Most of Matar’s In the Country of Men is set in Libya, a country located on the northeast coast of Africa between Tunisia and Algeria on the west, Egypt on the east, and Sudan, Chad, and Niger to the south. To the north is the Mediterranean Sea. These are important landmarks, as many of these points are discussed in the novel. The chief of state is Muammar Qaddafi (sometimes spelled Gadhafi), who has been a dictator in Libya since 1969. Tripoli is the capital of Libya, a city of over 2 million people today. The dinar is Libya’s monetary unit, an item also mentioned in this story. Sunni Islam is the religion of the majority of the Libyan population. The largest portion of the population is made up of Berbers and Arab, while about three percent of the people are from Italy, Greece, Pakistan, Egypt, Pakistan, Turkey, India, and Tunisia. Moosa and his father Judge Yaseen (to whom Suleiman is later sent) are Egyptians living in Tripoli until the very end of the novel.

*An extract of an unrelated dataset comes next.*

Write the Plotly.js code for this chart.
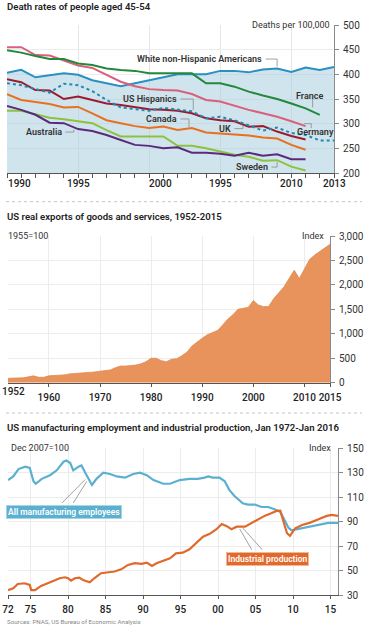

Throughout its history, both the Greek and Roman empires controlled parts of Libya. The statue of Septimius Severus is mentioned in the beginning of the novel. This Roman emperor (146-211) was born in present-day Libya. At one time, Tripoli was also the home base for Barbary pirates, who raided ships as they passed by the Mediterranean coast. Italy took over control of Tripoli in 1911 and despite battles with local residents eventually brought together various groups, uniting the people, thus creating the colony of Libya in 1934. The United Nations declared Libya an independent country in 1951. Oil was discovered there seven years later, which gave a much-needed boost to the country’s economy.
On September 1, 1969, a young revolutionary figure, twenty-seven-year-old Qaddafi, deposed the reigning king Idris I (as well as his designated successor Sayyid Hasan ar-Rida al-Mahdi as-Sanussi) in a bloodless coup and created a pro-Arabic Muslim regime.